Optimal Fetal Positioning – Helping Your Baby Find A Good Position For Birth
Optimal Fetal Positioning (OFP) is a theory developed by midwives, Jean Sutton and Pauline Scott. They found that the mother’s position and movement could influence the way her baby positioned itself in the final weeks of pregnancy. This is believed to be a lifestyle issue as a result of society becoming more sedentary than we once were, with less physical labour on a day-to-day basis.
Sometimes longer, more painful labours and even caesareans result from, ‘mal-position’, where the baby’s position makes it more difficult for it’s head to move through the pelvis.
Some women have even been wheeled off for emergency caesareans with a diagnosis of CPD (cephalo-pelvic dispropotion) which you may hear as baby being to big or pelvis being too small, only to find baby was posterior or malpositioned. The actual incidence of true CPD is quite low – you can read more about CPD in our article HERE.
Why Is Optimal Fetal Positioning Relevant?
Influencing the way the baby lies and promoting optimal positioning of the baby could help to make the birth easier for mother and child.
Ideally, baby will lined up as to fit through your pelvis as easily as possible. To be in this position, baby needs to be head down, facing your back, with his back on one side of the front of your tummy. In this position, the baby’s head is easily ‘flexed’, i.e. his chin tucked onto his chest, so that the smallest part of his head will be applied to the cervix first. This position is called ‘occiput anterior’ or in shorthand (OA).
The ‘occiput posterior’ (OP) position is not as ideal. In a posterior position, the baby is still head down, but facing your tummy instead of your back. Mothers of babies in the ‘posterior’ position are more likely to have longer and more painful labours (backache labour) as the baby usually has to turn all the way around to face your back in order to be born. He cannot fully flex his head in this position, and diameter of his head, which has to enter the pelvis, is greater. This means that often posterior babies do not engage (descend into the pelvis) before labour starts. The fact that they don’t engage means that it’s harder for labour to start naturally, so they are more likely to be born post-dates. Braxton Hicks contractions before labour starts may be especially painful, with lots of pressure on the bladder, as the baby tries to rotate while it’s entering the pelvis. Sometimes a low anterior placenta can be the reason why baby is posterior.
How Do I Know What Position My Baby Is In?
When the baby is anterior, the back feels hard and smooth and rounded on one side of your tummy, and you will normally feel kicks under your ribs. When the baby is posterior, your tummy may look flatter and feel more squashy, and you may feel arms and legs towards the front, and kicks on the front towards the middle of your tummy. The area around your belly button may dip in to a concave, saucer-like shape.
How Do I Avoid A Posterior Presentation?
The baby’s back is the heaviest side of its body. This means that the back will naturally gravitate towards the lowest side of the mother’s abdomen. So if your tummy is lower than your back, e.g. if you are sitting on a chair leaning forward, then the baby’s back will tend to swing towards your tummy. If your back is lower than your tummy, e.g. if you are lying on your back or slouching on a sofa, then the baby’s back may swing towards your back.

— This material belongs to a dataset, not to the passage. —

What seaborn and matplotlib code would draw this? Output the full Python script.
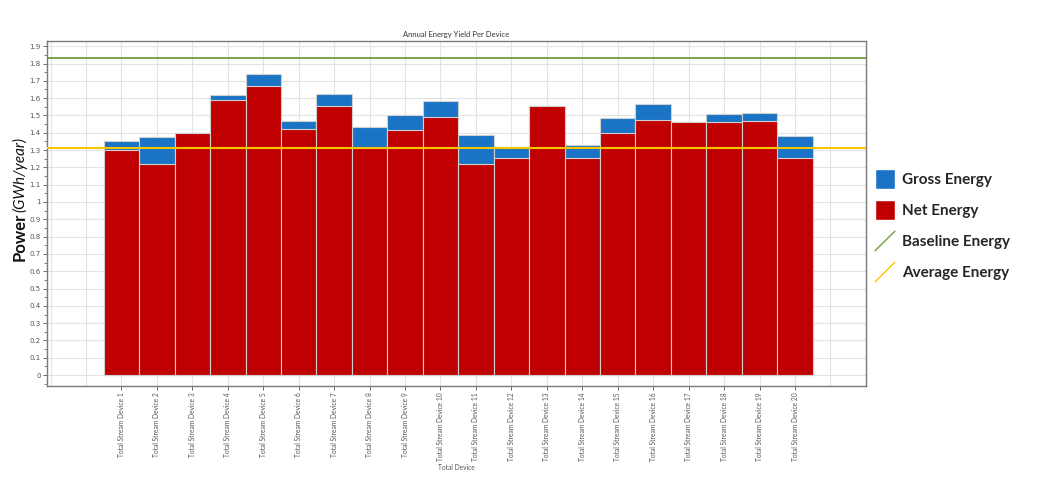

Avoid positions which encourage your baby to face your tummy. The main culprits are said to be lolling back in armchairs, sitting in car seats where you are leaning back or anything where your knees are higher than your pelvis. The best way to do this is to spend lots of time kneeling upright, or sitting upright, or on hands and knees. When you sit on a chair, make sure your knees are lower than your pelvis, and your trunk should be tilted slightly forwards.